Redheaded slut
- Type: Mixed drink
- Ingredients: 5 cl (one part) Jägermeister; 5 cl (one part) peach schnapps; cranberry juice;
- Base spirit: Schnapps, Jägermeister
- Standard drinkware: Rocks glass (double)
- Served: On the rocks: poured over ice
- Preparation: Combine Jägermeister and schnapps in glass full of ice. Add cranberry juice to fill to top. Stir as necessary.

= Redheaded slut =

Cocktail

The redheaded slut is a cocktail made of Jägermeister, peach-flavored schnapps, and cranberry juice.

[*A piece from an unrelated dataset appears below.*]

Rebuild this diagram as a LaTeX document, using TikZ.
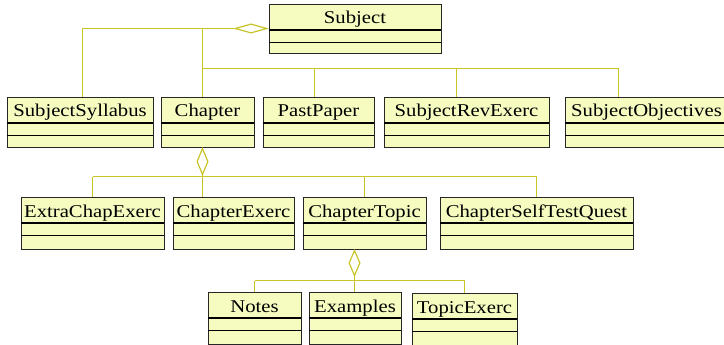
\documentclass[tikz,border=0pt]{standalone}
\usepackage{fontspec}
\setmainfont{Liberation Serif}[FakeStretch=1.15]
\usetikzlibrary{arrows.meta}
\definecolor{classfill}{RGB}{246,252,192}
\definecolor{assoc}{RGB}{200,196,40}
\tikzset{
  classbox/.style={draw=black!85, fill=classfill, line width=0.9pt, inner sep=0pt, outer sep=0pt},
  classtitle/.style={anchor=base, inner sep=0pt, text=black, font=\fontsize{18}{20}\selectfont},
  sepline/.style={line width=1.6pt, color=black},
  conn/.style={draw=assoc, line width=1.2pt},
  subjagg/.style={{Diamond[open,length=36pt,width=10pt]}-},
  partagg/.style={{Diamond[open,length=#1,width=12pt]}-},
  partagg/.default=29pt,
}
% class box: name, x1, y1, x2, y2, title
\newcommand\umlclass[6]{%
  \node[classbox, minimum width={(#4-#2)*1pt}, minimum height={(#5-#3)*1pt}] (#1) at ({(#2+#4)/2},{(#3+#5)/2}) {};
  \draw[sepline] ([yshift=-26pt]#1.north west) -- ([yshift=-26pt]#1.north east);
  \draw[sepline] ([yshift=-38.5pt]#1.north west) -- ([yshift=-38.5pt]#1.north east);
  \node[classtitle] (#1-title) at ([yshift=-20pt]#1.north) {#6};
}
\begin{document}
\begin{tikzpicture}[x=1pt,y=-1pt]
\useasboundingbox (0,0) rectangle (724,345);
\clip (0,0) rectangle (724,345);

% classes
\umlclass{Subject}{269}{4}{441}{53}{Subject}
\umlclass{SubjectSyllabus}{7}{97}{153}{147}{SubjectSyllabus}
\umlclass{Chapter}{161}{97}{254}{147}{Chapter}
\umlclass{PastPaper}{263}{97}{374}{147}{PastPaper}
\umlclass{SubjectRevExerc}{384}{97}{549}{147}{SubjectRevExerc}
\umlclass{SubjectObjectives}{565}{97}{728}{147}{SubjectObjectives}
\umlclass{ExtraChapExerc}{21}{197}{164}{249}{ExtraChapExerc}
\umlclass{ChapterExerc}{173}{197}{294}{249}{ChapterExerc}
\umlclass{ChapterTopic}{303}{197}{426}{249}{ChapterTopic}
\umlclass{ChapterSelfTestQuest}{440}{197}{633}{249}{ChapterSelfTestQuest}
\umlclass{Notes}{208}{292}{301}{344}{Notes}
\umlclass{Examples}{309}{292}{401}{344}{Examples}
\umlclass{TopicExerc}{412}{293}{517}{345}{TopicExerc}

% junction points
\coordinate (s-left) at (82.5,28.5);
\coordinate (s-j) at (202.5,28.5);
\coordinate (s-bus) at (202.5,68.5);
\coordinate (s-pp) at (314.5,68.5);
\coordinate (s-re) at (456.5,68.5);
\coordinate (s-so) at (618.5,68.5);
\coordinate (c-hub) at (202.5,176.5);
\coordinate (t-hub) at (354.5,280.5);

% Subject aggregation
\draw[conn, subjagg] (Subject.west) -- (s-left) -- (s-left |- SubjectSyllabus.north);
\draw[conn] (s-j) -- (Chapter.north -| s-j);
\draw[conn] (s-bus) -- (s-so);
\draw[conn] (s-so) -- (s-so |- SubjectObjectives.north);
\draw[conn] (s-pp) -- (s-pp |- PastPaper.north);
\draw[conn] (s-re) -- (s-re |- SubjectRevExerc.north);

% Chapter aggregation
\draw[conn, partagg] (Chapter.south -| c-hub) -- (c-hub);
\draw[conn] (c-hub) -- (c-hub |- ChapterExerc.north);
\draw[conn] (c-hub -| ExtraChapExerc.north) -- (c-hub -| ChapterSelfTestQuest.north);
\draw[conn] (c-hub -| ExtraChapExerc.north) -- (ExtraChapExerc.north);
\draw[conn] (c-hub -| ChapterTopic.north) -- (ChapterTopic.north);
\draw[conn] (c-hub -| ChapterSelfTestQuest.north) -- (ChapterSelfTestQuest.north);

% ChapterTopic aggregation
\draw[conn, partagg=28pt] (ChapterTopic.south -| t-hub) -- (t-hub);
\draw[conn] (t-hub) -- (t-hub |- Examples.north);
\draw[conn] (t-hub -| Notes.north) -- (t-hub -| TopicExerc.north);
\draw[conn] (t-hub -| Notes.north) -- (Notes.north);
\draw[conn] (t-hub -| TopicExerc.north) -- (TopicExerc.north);
\end{tikzpicture}
\end{document}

==Preparation and variations==
A redheaded slut is typically made as either a mixed drink or a shooter. As a mixed drink the ingredients are generally poured over ice in a small cocktail glass, then stirred. As a shooter, the ingredients are mixed with ice in a cocktail shaker then strained and poured into a shot glass.

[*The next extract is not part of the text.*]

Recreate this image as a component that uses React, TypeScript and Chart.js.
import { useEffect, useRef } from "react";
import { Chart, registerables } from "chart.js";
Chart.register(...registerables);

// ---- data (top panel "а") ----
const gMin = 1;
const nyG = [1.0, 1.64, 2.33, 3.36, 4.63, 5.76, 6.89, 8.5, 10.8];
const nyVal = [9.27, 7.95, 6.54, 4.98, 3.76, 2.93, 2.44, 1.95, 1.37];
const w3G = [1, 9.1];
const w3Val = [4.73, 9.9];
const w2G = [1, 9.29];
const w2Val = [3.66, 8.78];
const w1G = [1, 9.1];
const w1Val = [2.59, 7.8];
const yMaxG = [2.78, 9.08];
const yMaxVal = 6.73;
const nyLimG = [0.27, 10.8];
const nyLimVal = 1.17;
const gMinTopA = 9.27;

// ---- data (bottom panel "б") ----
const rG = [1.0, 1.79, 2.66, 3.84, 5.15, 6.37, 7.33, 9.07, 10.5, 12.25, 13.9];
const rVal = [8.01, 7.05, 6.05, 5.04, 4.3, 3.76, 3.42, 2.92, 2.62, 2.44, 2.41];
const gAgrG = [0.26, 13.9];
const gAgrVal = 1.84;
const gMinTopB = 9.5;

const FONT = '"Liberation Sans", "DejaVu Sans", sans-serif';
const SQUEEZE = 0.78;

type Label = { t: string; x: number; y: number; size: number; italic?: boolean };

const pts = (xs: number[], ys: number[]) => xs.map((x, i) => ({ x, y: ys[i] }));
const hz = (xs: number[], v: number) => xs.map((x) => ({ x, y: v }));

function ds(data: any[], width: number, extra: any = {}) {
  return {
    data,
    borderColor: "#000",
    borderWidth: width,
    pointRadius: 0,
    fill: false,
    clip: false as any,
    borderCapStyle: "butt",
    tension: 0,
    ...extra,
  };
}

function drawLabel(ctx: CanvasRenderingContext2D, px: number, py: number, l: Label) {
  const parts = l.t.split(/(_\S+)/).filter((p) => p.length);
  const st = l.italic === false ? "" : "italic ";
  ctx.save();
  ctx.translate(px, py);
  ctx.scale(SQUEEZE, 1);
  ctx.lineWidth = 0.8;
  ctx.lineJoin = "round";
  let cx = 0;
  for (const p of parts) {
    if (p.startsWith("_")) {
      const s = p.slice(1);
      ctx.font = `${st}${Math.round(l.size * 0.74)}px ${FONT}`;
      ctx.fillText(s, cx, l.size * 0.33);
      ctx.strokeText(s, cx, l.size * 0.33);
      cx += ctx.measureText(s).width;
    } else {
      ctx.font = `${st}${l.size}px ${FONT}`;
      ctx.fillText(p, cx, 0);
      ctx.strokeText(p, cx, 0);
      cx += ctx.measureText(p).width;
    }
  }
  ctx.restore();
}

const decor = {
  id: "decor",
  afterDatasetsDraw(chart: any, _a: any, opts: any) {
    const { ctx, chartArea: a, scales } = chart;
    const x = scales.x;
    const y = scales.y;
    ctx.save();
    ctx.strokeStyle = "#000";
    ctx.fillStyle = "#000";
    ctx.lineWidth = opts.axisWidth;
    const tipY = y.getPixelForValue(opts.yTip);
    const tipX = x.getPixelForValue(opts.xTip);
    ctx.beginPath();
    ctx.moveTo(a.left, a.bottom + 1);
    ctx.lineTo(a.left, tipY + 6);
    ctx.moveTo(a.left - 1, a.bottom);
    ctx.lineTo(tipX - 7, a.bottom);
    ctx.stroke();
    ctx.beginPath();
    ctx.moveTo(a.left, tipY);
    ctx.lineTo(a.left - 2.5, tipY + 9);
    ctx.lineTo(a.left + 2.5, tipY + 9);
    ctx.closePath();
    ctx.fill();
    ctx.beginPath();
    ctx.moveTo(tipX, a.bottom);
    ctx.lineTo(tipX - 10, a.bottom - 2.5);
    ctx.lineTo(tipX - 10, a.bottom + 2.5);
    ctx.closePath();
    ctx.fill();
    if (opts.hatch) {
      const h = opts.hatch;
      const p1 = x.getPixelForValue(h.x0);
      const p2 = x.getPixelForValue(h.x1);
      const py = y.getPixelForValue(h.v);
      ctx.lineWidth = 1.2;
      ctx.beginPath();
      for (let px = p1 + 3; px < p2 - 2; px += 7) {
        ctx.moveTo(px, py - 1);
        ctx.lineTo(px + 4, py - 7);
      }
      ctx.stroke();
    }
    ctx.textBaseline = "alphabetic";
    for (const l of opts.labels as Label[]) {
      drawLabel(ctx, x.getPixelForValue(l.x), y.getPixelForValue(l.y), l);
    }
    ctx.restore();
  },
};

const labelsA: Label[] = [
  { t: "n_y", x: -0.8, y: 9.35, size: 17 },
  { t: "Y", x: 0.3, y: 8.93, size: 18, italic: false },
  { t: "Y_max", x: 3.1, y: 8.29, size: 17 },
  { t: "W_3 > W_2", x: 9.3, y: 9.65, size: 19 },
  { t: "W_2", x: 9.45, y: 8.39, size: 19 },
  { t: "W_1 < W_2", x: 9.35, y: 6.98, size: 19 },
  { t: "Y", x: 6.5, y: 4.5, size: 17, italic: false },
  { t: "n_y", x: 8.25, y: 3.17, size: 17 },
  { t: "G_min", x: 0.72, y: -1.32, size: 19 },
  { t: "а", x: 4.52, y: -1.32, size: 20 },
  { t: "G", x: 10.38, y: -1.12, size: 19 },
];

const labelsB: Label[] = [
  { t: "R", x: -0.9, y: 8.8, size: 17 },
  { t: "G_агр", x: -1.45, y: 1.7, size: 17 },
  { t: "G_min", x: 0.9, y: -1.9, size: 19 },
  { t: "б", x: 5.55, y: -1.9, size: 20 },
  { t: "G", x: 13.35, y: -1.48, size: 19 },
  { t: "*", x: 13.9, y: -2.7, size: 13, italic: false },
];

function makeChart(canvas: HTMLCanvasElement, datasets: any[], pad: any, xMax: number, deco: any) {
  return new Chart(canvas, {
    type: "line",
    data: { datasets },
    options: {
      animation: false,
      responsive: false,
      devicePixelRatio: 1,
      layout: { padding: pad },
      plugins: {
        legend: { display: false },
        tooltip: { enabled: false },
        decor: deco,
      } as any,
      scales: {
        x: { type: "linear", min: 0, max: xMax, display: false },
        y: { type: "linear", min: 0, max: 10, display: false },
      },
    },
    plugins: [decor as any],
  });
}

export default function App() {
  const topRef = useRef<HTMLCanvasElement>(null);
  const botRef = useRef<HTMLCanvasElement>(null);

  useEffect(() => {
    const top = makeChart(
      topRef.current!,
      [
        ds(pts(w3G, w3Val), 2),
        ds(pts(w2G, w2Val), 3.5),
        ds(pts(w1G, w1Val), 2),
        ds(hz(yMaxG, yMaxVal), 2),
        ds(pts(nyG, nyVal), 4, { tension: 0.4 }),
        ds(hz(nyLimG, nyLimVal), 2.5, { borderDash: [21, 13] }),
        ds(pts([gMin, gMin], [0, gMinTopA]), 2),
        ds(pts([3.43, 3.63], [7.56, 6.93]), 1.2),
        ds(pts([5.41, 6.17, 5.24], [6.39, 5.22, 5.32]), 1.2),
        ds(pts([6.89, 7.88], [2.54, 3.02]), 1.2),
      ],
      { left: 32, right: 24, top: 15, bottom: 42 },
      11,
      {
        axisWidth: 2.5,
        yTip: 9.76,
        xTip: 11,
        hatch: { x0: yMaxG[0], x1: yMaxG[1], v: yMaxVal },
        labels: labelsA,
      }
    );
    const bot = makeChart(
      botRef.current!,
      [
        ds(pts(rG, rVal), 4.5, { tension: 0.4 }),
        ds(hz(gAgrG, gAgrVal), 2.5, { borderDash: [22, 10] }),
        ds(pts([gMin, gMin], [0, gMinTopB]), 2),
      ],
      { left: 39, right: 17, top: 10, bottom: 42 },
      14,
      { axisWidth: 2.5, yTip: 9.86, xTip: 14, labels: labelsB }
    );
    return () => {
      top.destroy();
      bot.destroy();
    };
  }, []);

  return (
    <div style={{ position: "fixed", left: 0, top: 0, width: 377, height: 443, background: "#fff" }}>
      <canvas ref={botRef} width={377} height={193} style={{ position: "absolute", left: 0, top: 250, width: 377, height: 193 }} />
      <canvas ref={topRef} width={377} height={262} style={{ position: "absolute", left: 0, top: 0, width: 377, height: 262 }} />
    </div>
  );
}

A very common variation includes equal parts Jägermeister, Schnapps, Crown Royal and cranberry-flavored vodka.

A relatively uncommon variation substitutes Chambord for the cranberry juice, and sometimes substitutes Canadian whisky and Southern Comfort for the schnapps and Jägermeister.

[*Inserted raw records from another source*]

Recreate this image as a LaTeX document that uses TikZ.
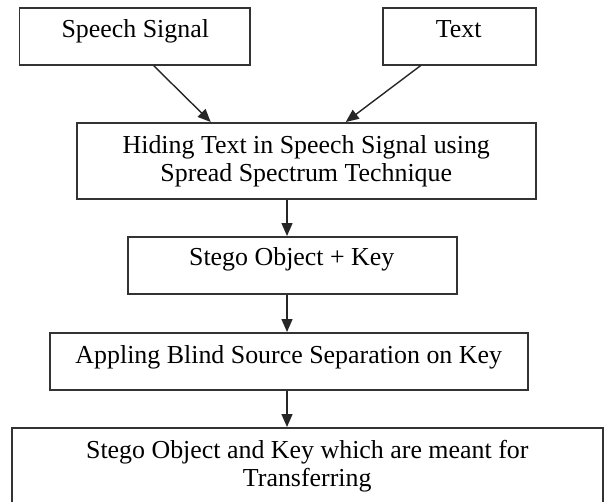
\documentclass[tikz,border=0pt]{standalone}
\usepackage{fontspec}
\setmainfont{Liberation Serif}
\usetikzlibrary{arrows.meta}
\begin{document}
\begin{tikzpicture}[x=1pt,y=1pt,
  box/.style={draw=black!80, line width=1.5pt, inner sep=0pt, anchor=north west},
  lbl/.style={anchor=base, inner sep=0pt, font=\fontsize{25.9}{28}\selectfont},
  arr/.style={draw=black!85, line width=1.4pt, -{Triangle[length=13pt,width=11pt]}}]
\useasboundingbox (0,0) rectangle (604,-501);
\node[box, minimum width=230.5pt, minimum height=57pt] (speech) at (18.5,-7) {};
\node[box, minimum width=153pt, minimum height=57pt] (txtbox) at (382,-7) {};
\node[box, minimum width=459pt, minimum height=76pt] (hide) at (76,-122) {};
\node[box, minimum width=329pt, minimum height=57pt] (stego) at (127,-236) {};
\node[box, minimum width=478pt, minimum height=57pt] (bss) at (49,-332) {};
\node[box, minimum width=591pt, minimum height=90pt] (out) at (11,-427) {};
\coordinate (axis) at (287,0);

\node[lbl] (speechl) at ([xshift=0.75pt,yshift=-30pt]speech.north) {Speech Signal};
\node[lbl] (txtl) at ([xshift=-0.5pt,yshift=-30pt]txtbox.north) {Text};
\node[lbl] (hidel) at ([yshift=-31pt]hide.north) {\begin{tabular}[t]{@{}c@{}}Hiding Text in Speech Signal using\\ Spread Spectrum Technique\end{tabular}};
\node[lbl] (stegol) at ([xshift=-0.5pt,yshift=-29.7pt]stego.north) {Stego Object + Key};
\node[lbl] (bssl) at ([yshift=-31pt]bss.north) {Appling Blind Source Separation on Key};
\node[lbl] (outl) at ([yshift=-31pt]out.north) {\begin{tabular}[t]{@{}c@{}}Stego Object and Key which are meant for\\ Transferring\end{tabular}};

\draw[arr] ([xshift=19pt]speech.south) -- ([xshift=-95.5pt]hide.north);
\draw[arr] ([xshift=-38.5pt]txtbox.south) -- ([xshift=39.5pt]hide.north);
\draw[arr] (hide.south -| axis) -- (stego.north -| axis);
\draw[arr] (stego.south -| axis) -- (bss.north -| axis);
\draw[arr] (bss.south -| axis) -- (out.north -| axis);
\end{tikzpicture}
\end{document}
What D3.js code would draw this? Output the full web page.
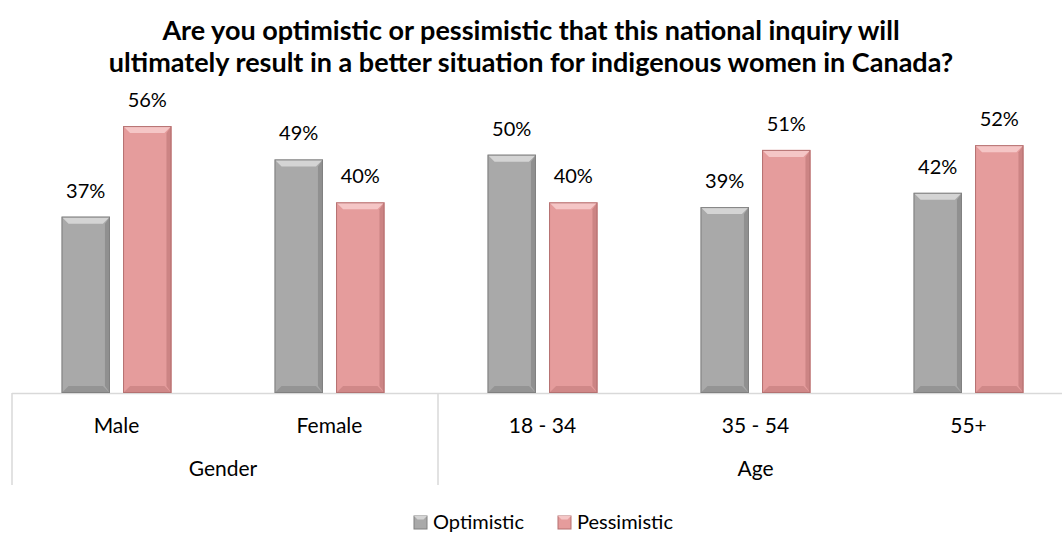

A blonde headed slut is a variation of the shaken cocktail that combines equal parts Grand Marnier and peach schnapps with a splash of pineapple juice.

Another variation, referred to as the Lindsay Lohan, includes a splash of Coke.

On Prince Edward Island, a redheaded slut is a mix of Vodka, Sour Puss, and Raspberry Cordial, a carbonated raspberry soda named for the drink from Anne of Green Gables.